## PROBLEM DETAILS
The lines to extract run from the first line of the material below to the line containing "grid (1145,-729) ;", both included; leave the pictures behind.

## GIVEN MATERIAL
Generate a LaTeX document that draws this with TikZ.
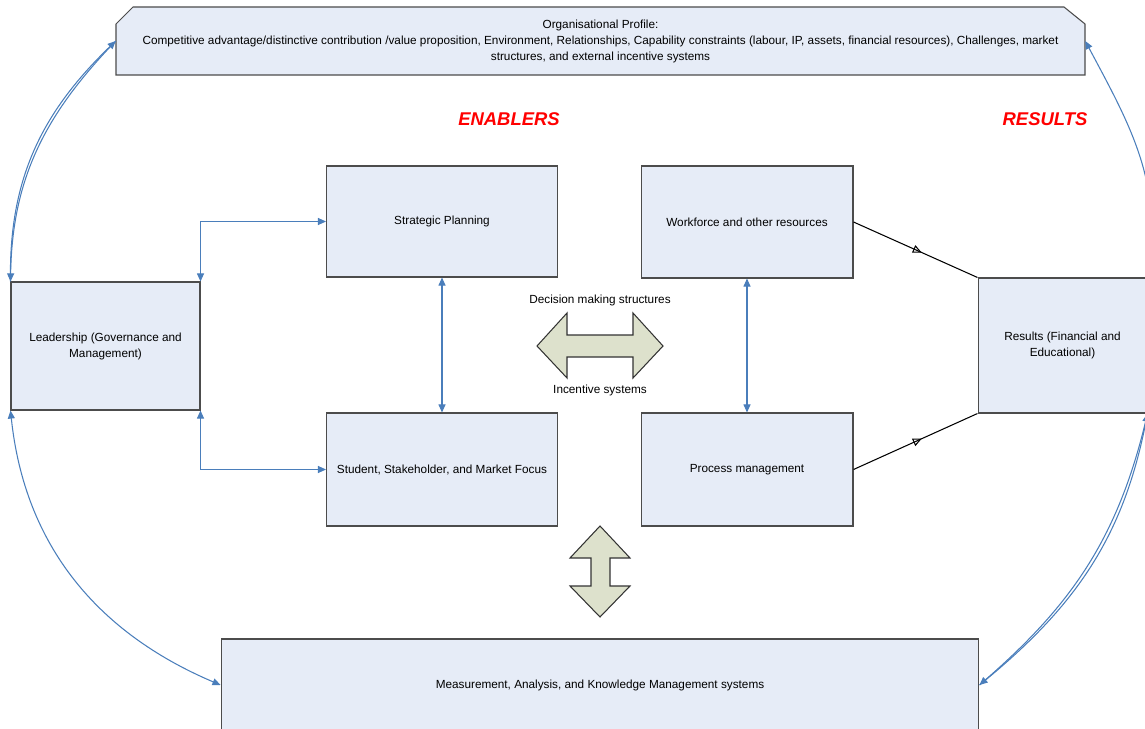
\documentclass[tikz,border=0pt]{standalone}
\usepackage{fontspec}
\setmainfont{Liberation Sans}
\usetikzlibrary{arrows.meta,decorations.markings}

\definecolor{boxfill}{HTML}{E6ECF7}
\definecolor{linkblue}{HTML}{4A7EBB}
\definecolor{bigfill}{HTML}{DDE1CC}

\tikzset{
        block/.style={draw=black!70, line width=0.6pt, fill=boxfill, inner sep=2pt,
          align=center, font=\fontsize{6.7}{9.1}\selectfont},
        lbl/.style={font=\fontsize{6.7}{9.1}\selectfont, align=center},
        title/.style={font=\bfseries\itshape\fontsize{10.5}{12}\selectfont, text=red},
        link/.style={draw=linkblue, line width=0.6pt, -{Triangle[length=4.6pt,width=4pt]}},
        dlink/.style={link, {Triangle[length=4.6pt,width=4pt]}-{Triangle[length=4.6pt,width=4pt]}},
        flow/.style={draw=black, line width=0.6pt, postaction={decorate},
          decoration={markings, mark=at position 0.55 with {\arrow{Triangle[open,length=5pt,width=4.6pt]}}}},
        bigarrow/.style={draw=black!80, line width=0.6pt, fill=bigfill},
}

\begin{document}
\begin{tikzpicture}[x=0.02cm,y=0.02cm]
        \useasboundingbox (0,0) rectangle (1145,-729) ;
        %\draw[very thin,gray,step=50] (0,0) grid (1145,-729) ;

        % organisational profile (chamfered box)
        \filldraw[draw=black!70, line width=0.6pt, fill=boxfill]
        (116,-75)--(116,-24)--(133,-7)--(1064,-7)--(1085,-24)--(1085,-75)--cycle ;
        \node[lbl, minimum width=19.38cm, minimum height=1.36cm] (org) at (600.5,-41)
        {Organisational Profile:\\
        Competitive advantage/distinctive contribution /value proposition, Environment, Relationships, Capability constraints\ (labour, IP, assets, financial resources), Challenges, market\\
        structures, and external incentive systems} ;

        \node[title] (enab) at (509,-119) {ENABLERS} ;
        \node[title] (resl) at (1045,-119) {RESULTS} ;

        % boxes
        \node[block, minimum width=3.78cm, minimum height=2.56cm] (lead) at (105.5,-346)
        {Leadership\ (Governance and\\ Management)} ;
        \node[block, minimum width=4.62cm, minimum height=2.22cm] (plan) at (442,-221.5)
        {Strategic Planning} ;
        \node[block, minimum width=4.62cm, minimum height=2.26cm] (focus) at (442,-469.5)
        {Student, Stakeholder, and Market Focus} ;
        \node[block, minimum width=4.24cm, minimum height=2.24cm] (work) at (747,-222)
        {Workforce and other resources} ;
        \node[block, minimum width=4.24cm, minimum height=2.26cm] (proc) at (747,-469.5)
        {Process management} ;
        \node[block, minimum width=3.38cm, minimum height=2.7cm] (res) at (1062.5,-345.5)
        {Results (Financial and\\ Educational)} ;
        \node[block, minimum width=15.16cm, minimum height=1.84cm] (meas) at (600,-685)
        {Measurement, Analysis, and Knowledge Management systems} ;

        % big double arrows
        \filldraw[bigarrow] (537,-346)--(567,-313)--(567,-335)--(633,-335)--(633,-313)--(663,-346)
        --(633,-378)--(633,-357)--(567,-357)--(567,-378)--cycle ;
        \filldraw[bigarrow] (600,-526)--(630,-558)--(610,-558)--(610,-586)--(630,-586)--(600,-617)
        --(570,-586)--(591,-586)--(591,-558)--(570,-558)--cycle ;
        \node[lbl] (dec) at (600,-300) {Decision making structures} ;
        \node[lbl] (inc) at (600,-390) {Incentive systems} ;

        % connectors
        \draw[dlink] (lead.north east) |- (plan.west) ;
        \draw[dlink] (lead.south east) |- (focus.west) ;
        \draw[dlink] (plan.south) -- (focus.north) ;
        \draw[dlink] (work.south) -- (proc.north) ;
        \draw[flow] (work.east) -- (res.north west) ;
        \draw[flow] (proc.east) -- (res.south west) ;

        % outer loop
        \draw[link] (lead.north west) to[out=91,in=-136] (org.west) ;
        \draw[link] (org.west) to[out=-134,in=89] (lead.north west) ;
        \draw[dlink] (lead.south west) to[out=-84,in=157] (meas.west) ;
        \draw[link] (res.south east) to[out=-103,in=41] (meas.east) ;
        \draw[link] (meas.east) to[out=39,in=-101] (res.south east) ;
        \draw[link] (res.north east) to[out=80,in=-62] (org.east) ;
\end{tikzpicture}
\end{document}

## SOLUTION FOR THIS TASK
Generate a LaTeX document that draws this with TikZ.
\documentclass[tikz,border=0pt]{standalone}
\usepackage{fontspec}
\setmainfont{Liberation Sans}
\usetikzlibrary{arrows.meta,decorations.markings}

\definecolor{boxfill}{HTML}{E6ECF7}
\definecolor{linkblue}{HTML}{4A7EBB}
\definecolor{bigfill}{HTML}{DDE1CC}

\tikzset{
        block/.style={draw=black!70, line width=0.6pt, fill=boxfill, inner sep=2pt,
          align=center, font=\fontsize{6.7}{9.1}\selectfont},
        lbl/.style={font=\fontsize{6.7}{9.1}\selectfont, align=center},
        title/.style={font=\bfseries\itshape\fontsize{10.5}{12}\selectfont, text=red},
        link/.style={draw=linkblue, line width=0.6pt, -{Triangle[length=4.6pt,width=4pt]}},
        dlink/.style={link, {Triangle[length=4.6pt,width=4pt]}-{Triangle[length=4.6pt,width=4pt]}},
        flow/.style={draw=black, line width=0.6pt, postaction={decorate},
          decoration={markings, mark=at position 0.55 with {\arrow{Triangle[open,length=5pt,width=4.6pt]}}}},
        bigarrow/.style={draw=black!80, line width=0.6pt, fill=bigfill},
}

\begin{document}
\begin{tikzpicture}[x=0.02cm,y=0.02cm]
        \useasboundingbox (0,0) rectangle (1145,-729) ;
        %\draw[very thin,gray,step=50] (0,0) grid (1145,-729) ;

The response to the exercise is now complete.